Bajarin's argument rested on that assumption: That the number of Windows OEMs would shrink; that those who remain would lose interest in the cut-throat consumer business; and that Microsoft might have to intercede with its own hardware division, ramping up choices and sales to keep Windows in front of consumers.
"What Microsoft is doing is learning how to create great hardware, which will serve as a potential back-up strategy for them should more of their OEM partners flounder," Bajarin said, adding that the Surface was more than a mere reference and/or flagship labor, but one that was "very strategic" to the Redmond, Wash. firm.
O'Donnell agreed. "If Microsoft does pick up all the slack from all the smaller guys, then that becomes a very interesting, and probably very realistic, scenario," he opined during the podcast.
More Personal Computing could also be the foundation of a spin-off, a move that has surfaced -- no pun intended -- from time to time, from both industry and financial analysts. For example, Ben Thompson, an independent analyst who operates Stratechery.com, has suggested that it would be in Microsoft's best interest if it spun off Windows and hardware.
Thompson's premise: That Microsoft's historical blueprint was to champion Windows at the expense of its other businesses, primarily Office (the so-called Windows strategy tax). Although Nadella has backed away from that mindset -- starting with the 2014 debut of Office on iOS, facilitated by the growth of its cloud operations -- Thompson has interpreted some of the company's recent comments as showing signs of reverting to the Windows-first mentality.
In his eyes, the separation of Windows -- and its hardware -- from the rest of the company with the More Personal Computing unit is a good thing, as long as the wall holds. "To reiterate, my support for the Surface is predicated on Microsoft effectively operating as two different companies -- Windows on one side, and Office and the Cloud on the other," Thompson wrote on Friday (subscription required). "And ultimately, I still wouldn't mind if the company just split up officially."
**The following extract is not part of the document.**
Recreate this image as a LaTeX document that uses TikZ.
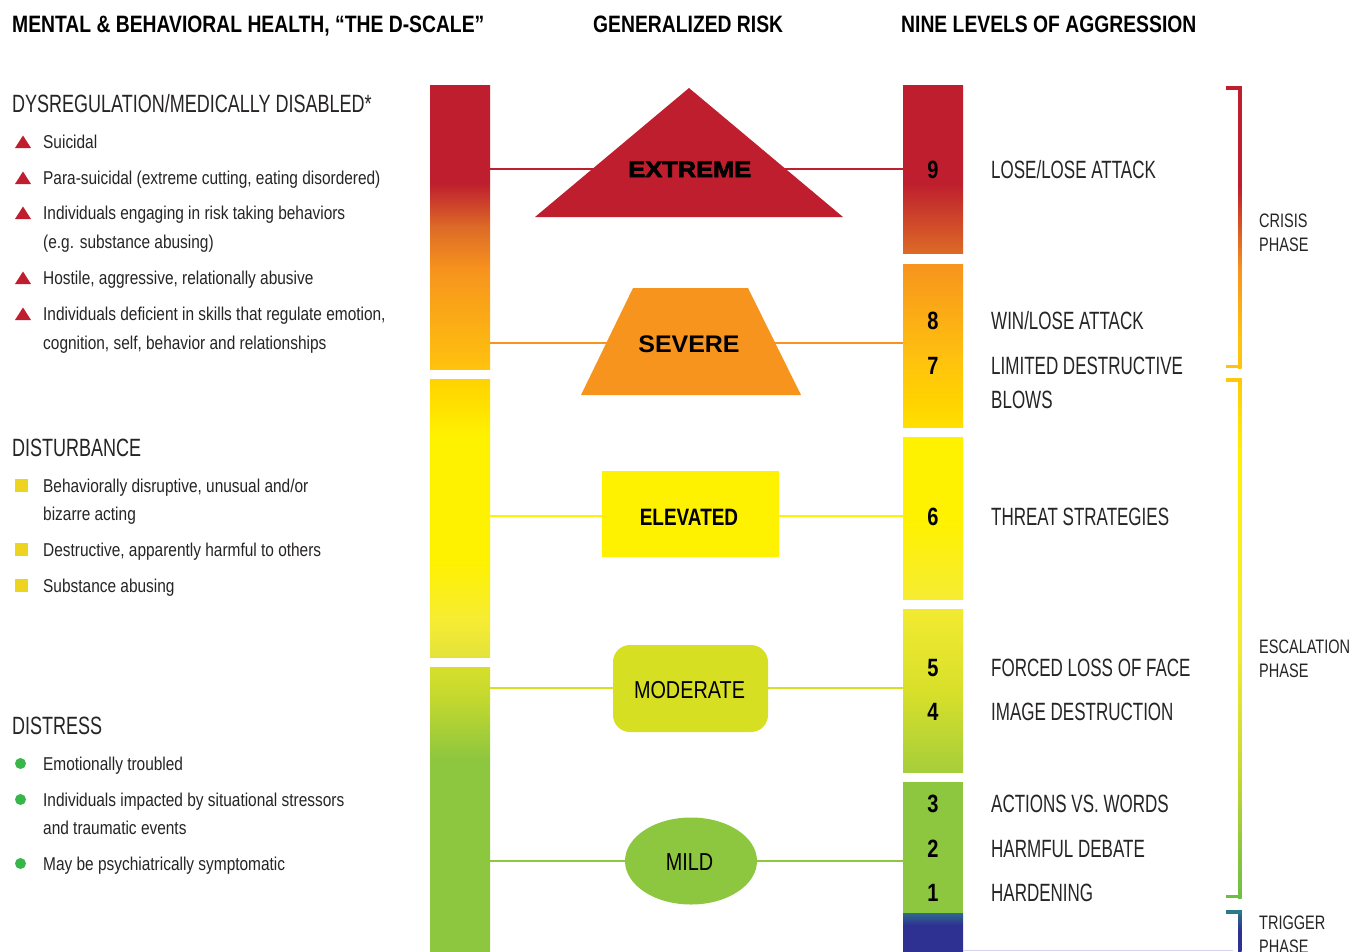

If it came to that, More Personal Computing is positioned to be that independent entity, not only because it's been segregated from the rest of Microsoft's revenue by reporting segment, but also because it has, for the first time, an executive in charge of both Windows and all devices, from smartphones to tablets to laptops, in Terry Myerson.
"What made [last week's Surface event] exciting and the various devices compelling ... was the fact Windows is fighting for itself: It is making devices not for show but for actual profit, and that makes all the different in the world," said Thompson.